Case Study: Wired Informatics trains a specialised clinical-NLP model on open weights that keeps sensitive data safe

With Oumi, a healthcare AI team moved from 84.5% to 88.9% concept-validity precision on messy clinical text — without sending a single patient record to a third-party API

By Stefan Webb

May 15, 2026

0 View Original Post

Problem

Clinical text is one of the hardest substrates for general-purpose language models. Real-world medical documents arrive as templated forms, scanned PDFs, and OCR’d notes — laced with checklists, billing codes, scoring-tool names, family-history mentions, prophylaxis context, and noisy text fragments.

For Wired Informatics, the engineering bar was sharp: every mention of a medical term had to be classified across three structured fields simultaneously. First, is this a valid medical concept, or just OCR noise, a template label, or an administrative artifact (concept validity)? Second, what clinical category does it belong to — disease, sign/symptom, procedure, vital sign, measuring unit, or non-clinical context (validity classification)? Third, does it apply to the patient’s actual health, or is it negated, hypothetical, a family-history mention, prophylaxis, or part of a screening tool?

Off-the-shelf LLMs failed in predictable ways: hallucinating concepts from OCR garbage, treating template headers as patient findings, missing negation cues, and confusing scale names like “Glasgow Coma Scale” for the disorder itself. On Wired Informatics’s held-out validation set, the base model got the validity question wrong on roughly one in six rows — an error rate their clinical workflows could not tolerate.

Solution

Wired Informatics used Oumi to build a tight, evaluation-driven iteration loop that converted aggregate accuracy numbers into an actionable taxonomy of what to fix next.
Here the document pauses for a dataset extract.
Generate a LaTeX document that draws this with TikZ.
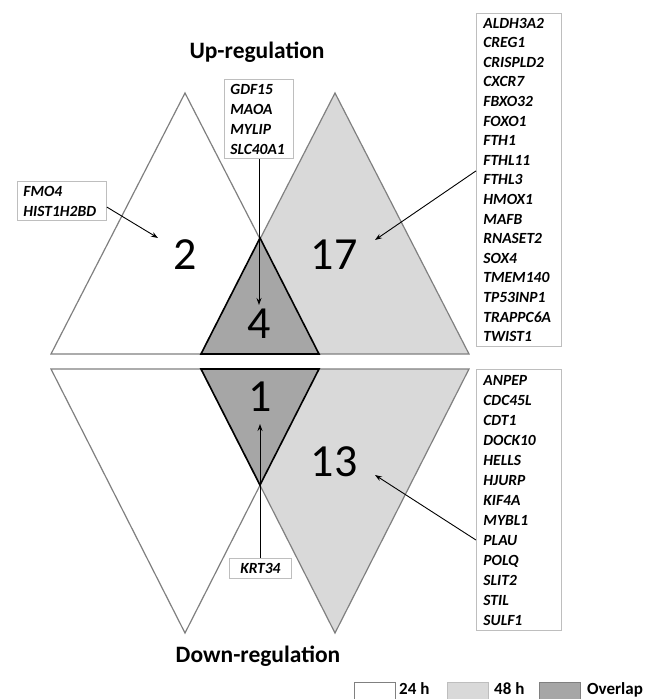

“Oumi enabled us to rapidly develop a specialized model for clinical text that delivers high-precision word sense disambiguation — something general-purpose LLMs struggle to achieve. Its modular framework allowed us to move quickly from problem identification to deployment, while integrating seamlessly into our clinical workflows.” — Murali Minnah, Strategy Officer, Wired Informatics

An automated quality-review system across six criteria. : Rather than chasing a single aggregate metric, the team defined six independent judges — each checking a different combination of the three target fields — using Qwen 3.5 (397B) as the strong evaluator model. This let them isolate which sub-skill regressed when scaling the dataset, rather than guessing at the cause.

Failure-mode analysis on every iteration: After each evaluation, Oumi surfaced the dominant error categories — OCR Noise Misidentification, Template Misclassified as Patient-Specific, Tool vs Disorder Confusion — turning a pass-rate number into a roadmap for the next iteration.

Targeted data generation (synthesis) instead of brute force: Instead of blindly adding more data, Wired Informatics generated corrective examples aimed at the specific failure modes the analysis surfaced. Training and evaluation datasets were versioned so each iteration was cleanly tied to a specific data state.

Open-weight base model, deployed in the customer’s own environment: Starting with Qwen3-4B, the team scaled to openai/gpt-oss-20b for the production model — keeping everything deployable inside their clinical infrastructure under LoRA SFT, with no reliance on closed external APIs.

Outcome

The fine-tuned openai/gpt-oss-20b model, trained on approximately 30,000 examples, was evaluated against the base model on a held-out validation set under the same six-judge suite. The final model was self-hosted inside clinical infrastructure; there was no closed-API dependency or vendor lock-in and sensitive data remained on-premise.

Beyond the headline metrics, the durable win was the workflow itself. The same train → evaluate → analyze → synthesize loop that produced the word sense disambiguation model can be re-pointed at the next clinical NLP problem — same dataset framework, same judge-design pattern, same deployment surface.

What this means for compliance, security, and legal

PHI never leaves the environment. The model is self-hosted. No inference traffic to an external API, no BAA dependency on a model vendor, no third-party data processor in the path.
Auditable from data to weights. Training datasets are versioned, evaluation criteria are explicit and reproducible, and the model weights belong to the customer. A regulator asking “how does this system make decisions, and how do you know it still works” has answers.
No vendor lock-in on the runtime. The model is built on openly licensed weights and a published training recipe. If the vendor relationship ever changes, the deployed system keeps running.
The workflow is portable. The same train → evaluate → analyze → synthesize loop applies to the next clinical NLP problem — and to problems in adjacent regulated domains.

What’s next

Wired Informatics’s modular approach is designed to scale horizontally across clinical NLP problems.

The same framework that produced gains in concept validity and clinical categorization can be applied to adjacent challenges: negation detection, family-history classification, procedure coding, and structured extraction from insurance claims or discharge summaries.

This approach travels well wherever source documents are messy and structured outputs are mandatory: insurance claims adjudication, legal and contract analytics, financial document extraction, industrial QA reporting, and government filing extraction all share the same problem shape.